Wednesday, 26 December 2018

The Better One

Assalamualaikum
Hi guys.

It has been a long long long time since I made a new entry. As for today, I think for the second time I wanna let out what my heart think. eh?
I wanna tell you guys, that my life has been better since the last time i posted an entry regarding myself about the unrequited love.


Someone had given me this sentence.

“Let the good one go, the better one will come.”

That moment I was so heartbroken because I like someone, I confessed and I got rejected. I feel so stupid at that time because that was the first time in my life I told someone that I like about my feelings. So stupid of me.

Time passed.

I enjoy my study life. I have a guy friend at that time. He knew about my sad unrequited love story.
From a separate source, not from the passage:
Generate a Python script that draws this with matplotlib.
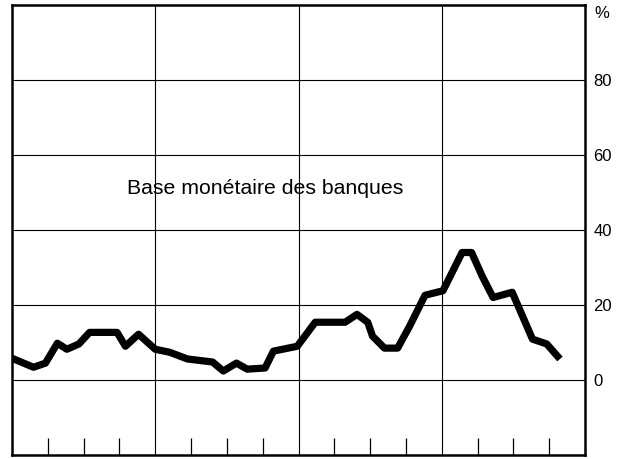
import matplotlib
matplotlib.use("Agg")
import matplotlib.pyplot as plt

plt.rcParams["font.family"] = ["Liberation Sans", "DejaVu Sans"]

# time in months from the start of the chart, value in %
mois = [0.0, 1.8, 2.8, 3.8, 4.6, 5.6, 6.5, 8.8, 9.5, 10.6, 12.0, 13.2, 14.7,
        16.8, 17.7, 18.8, 19.7, 21.2, 21.9, 23.9, 25.4, 27.9, 28.9, 29.8,
        30.2, 31.2, 32.3, 33.3, 34.6, 36.1, 37.7, 38.5, 39.4, 40.3, 41.9,
        43.6, 44.8, 45.9]
taux = [5.8, 3.4, 4.5, 9.8, 8.2, 9.6, 12.7, 12.7, 9.0, 12.2, 8.2, 7.4, 5.6,
        4.8, 2.4, 4.5, 2.9, 3.2, 7.7, 9.0, 15.4, 15.4, 17.5, 15.4,
        11.7, 8.5, 8.5, 14.3, 22.6, 23.8, 34.0, 34.0, 27.6, 22.0, 23.4,
        10.9, 9.6, 5.6]

annees = [12, 24, 36]
trimestres = [3, 6, 9, 15, 18, 21, 27, 30, 33, 39, 42, 45]
yticks = [0, 20, 40, 60, 80]
titre = "Base monétaire des banques"

fig = plt.figure(figsize=(6.35, 4.59), dpi=100)
ax = fig.add_axes([12 / 635, 4 / 459, 573 / 635, 450 / 459])

ax.set_xlim(0, 48)
ax.set_ylim(-20, 100)

# grid
for y in yticks:
    ax.axhline(y, color="black", lw=0.8, zorder=1)
for x in annees:
    ax.axvline(x, color="black", lw=0.8, zorder=1)

ax.plot(mois, taux, color="black", lw=5.2, solid_joinstyle="round",
        solid_capstyle="butt", zorder=3)

ax.text(9.6, 51.0, titre, fontsize=15.3, va="center", ha="left")

# axes
for s in ax.spines.values():
    s.set_linewidth(1.8)
ax.yaxis.tick_right()
ax.set_yticks(yticks)
ax.set_yticklabels([str(v) for v in yticks], fontsize=12)
ax.tick_params(axis="y", length=0, pad=6)
ax.set_xticks(trimestres)
ax.set_xticklabels([])
ax.tick_params(axis="x", direction="in", length=12, width=0.9)
ax.text(1.016, 0.98, "%", transform=ax.transAxes, fontsize=12,
        va="center", ha="left")

fig.savefig("out.png", dpi=100)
After that heartbroken thing and all that stuff, I told myself that I don’t want to get my heart hurt again. Cukuplah aku nampak dia tiap-tiap hari waktu tu. Aduhmakkk.

He is my classmate. I don’t really remember how we get along but he is so special. I realized that I like him a few weeks before our first semester break. But that also gotten me into problem. Biggest problem. I’m in love with my guy friend and at the same time he likes my friend. I thought that I need some space and you know what I had taken a form. You know what form? Course changing form. 
Tapi itulah…tukar course jumpa crush lama. But I thought it’s better that way. Tapi lupa hantar so hahahahaha.

Masa cuti tu hand phone 24/7 kat tangan so that if he whatsapp me I can reply it ASAP. Sedih tu sedih tapi I don’t know why. Aku stay.

After all that happen, I can say that it’s fate that bring us together. He likes me too. Hehehehe. Of course it is not me who start to confess first but I gave a few hint. 

Blaaa..blaaa…blaaa.

And now I am so happy with him. He is the better one that come to rescue my heart from getting hurt again and I hope we will always be together sampai kahwin sampai bila-bila.







To that someone that drop the comment in my previous entry, the one who had given me the motivation. Thank you so much. I have found my better one.